Treatment for a Lightning Strike:

  • Administer first aid as soon as possible.
  • Check for breathing and keep monitoring: If the person is unconscious, check for breathing and a pulse. Then, begin resuscitation methods as required.
  • Cover any burns with dry, sterile dressing.
  • Call emergency services or 9-1-1 immediately.
Flood Safety

Flooding and Hurricanes

Regardless of climate, flooding takes place in every corner of our country. Whether from rain, tidal surges, rising rivers or water structure failures, the impending flood damage is always a serious threat. During the tropical months of summer, heavy rainfall and violent rainstorms are much more likely. With nearly 200 deaths per year attributed to floods, your employees must take the steps to prepare for flooding.

Warning Signs:

  • Any amount of rainfall (not just heavy)
  • Local dam or levee failure
  • Rainfall coinciding with tidal surges
  • Unusual tidal patterns caused by storms
  • Ice or snow melting at high rates
  • Flood warnings provided by weather services

Precautionary Measures:

  • Never go into work if your commute takes you through potential flood hazards
  • Seek high ground immediately: Bring all emergency equipment or important objects to the highest level of a solid structure.
  • Turn around, don’t drown: Never drive into standing water.
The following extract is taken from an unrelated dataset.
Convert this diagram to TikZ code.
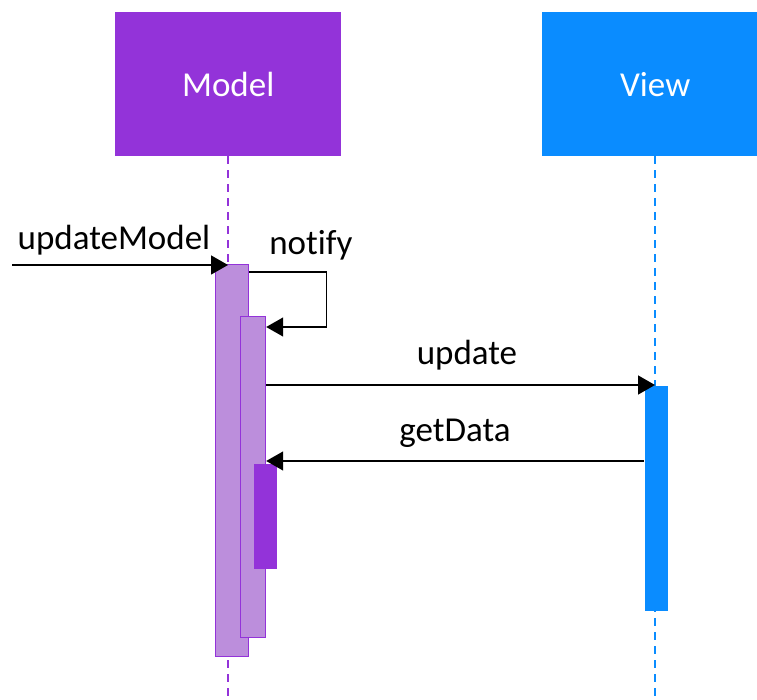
\documentclass[tikz,border=0pt]{standalone}
\usepackage{fontspec}
\setmainfont{Carlito}[Ligatures={NoCommon,NoDiscretionary}]
\usetikzlibrary{arrows.meta}
\definecolor{modelpurple}{HTML}{9333D9}
\definecolor{actpurple}{HTML}{BC8EDC}
\definecolor{viewblue}{HTML}{0A8CFF}

\begin{document}
\begin{tikzpicture}[x=1pt,y=-1pt,
  header/.style={fill=#1, draw=none, minimum width=226pt, minimum height=144pt,
    text=white, font=\fontsize{35}{42}\selectfont, inner sep=0, anchor=north west},
  lifeline/.style={draw=#1, dash pattern=on 8pt off 6pt, line width=1.4pt},
  act/.style={anchor=north west, inner sep=0, line width=1.2pt},
  msg/.style={line width=1.4pt, -{Triangle[length=17pt,width=19pt]}},
  lbl/.style={font=\fontsize{35}{42}\selectfont, text=black, inner sep=0}]
  \useasboundingbox (0,0) rectangle (757,700);

  % participants
  \node[header=modelpurple] (model) at (115,12) {Model};
  \node[header=viewblue] (view) at (542,12) {View};

  % lifelines
  \coordinate (mend) at (228,700);
  \coordinate (vend) at (655,700);
  \draw[lifeline=modelpurple] (model.south -| mend) -- (mend);
  \draw[lifeline=viewblue] (view.south -| vend) -- (vend);

  % activations
  \node[act, draw=modelpurple, fill=actpurple, minimum width=33pt, minimum height=392pt] (a1) at (215,264) {};
  \node[act, draw=modelpurple, fill=actpurple, minimum width=25pt, minimum height=321pt] (a2) at (240,316) {};
  \node[act, fill=modelpurple, minimum width=23pt, minimum height=105pt] (a3) at (253,463) {};
  \node[act, fill=viewblue, minimum width=23pt, minimum height=225pt] (va) at (644,385) {};

  % messages
  \coordinate (src) at (12,265);
  \draw[msg] (src) -- (src -| mend);
  \node[lbl] (lum) at (114,240) {updateModel};

  \draw[msg] ([yshift=-8pt]a1.north east) -- ++(77,0) |- ([yshift=-11pt]a2.north east);
  \node[lbl] (lno) at (311,245) {notify};

  \draw[msg] (a2.east |- va.north) -- (va.north -| vend);
  \node[lbl] (lup) at (467,355) {update};

  \coordinate (gd) at ([yshift=2pt]a3.north east);
  \draw[msg] (va.west |- gd) -- (a2.east |- gd);
  \node[lbl] (lgd) at (455,433) {getData};
\end{tikzpicture}
\end{document}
Cars can be moved in under 12 inches of water, and people can drown in less than an inch of water.
  • Unplug: Turn off all electrical appliances, electricity and gas if possible.
  • If higher ground is required, have several emergency evacuation routes mapped out.
  • Always keep emergency first aid kit handy.
  • Take headcount: Do this before and after leaving any area.

After a Flood:

  • Return home only when clearance is given from authorities.
  • Avoid areas with remaining floodwaters or floating debris.
  • Avoid standing water: Electrical charges may remain active from underwater sources.
  • Keep accurate track of head count.
Summer Weather Wildfire Safety Plan


Although wildfires remain one of the least common causes of weather-related fatalities, the overall warming of our nations climate has made this threat much more severe. From 1990 through 2014, wildfires caused 444 fatalities in the United States. The top four categories of these deaths were, in decreasing order, medical issues, aircraft accidents, vehicle accidents and entrapments. By learning the standard precautionary procedures for wildfires, you can save your life, and the lives of your employees.

Planning for your Business:

  • Have an evacuation plan mapped out for your employees, including routes and exits.
  • Establish a chain of command among one another, including emergency functions and who should perform each.
  • Keep a headcount of employees as frequent as possible.
  • Practice your evacuation routine regularly.
  • Establish safety zones: If your business is located in an environment susceptible to wildfire, create at least one thirty-foot safety zone, free from any combustible material or vegetation. It’s recommended to establish a secondary safety zone as well.
  • Keep things clear: Frequently remove vines, vegetation and combustible materials from your place of work.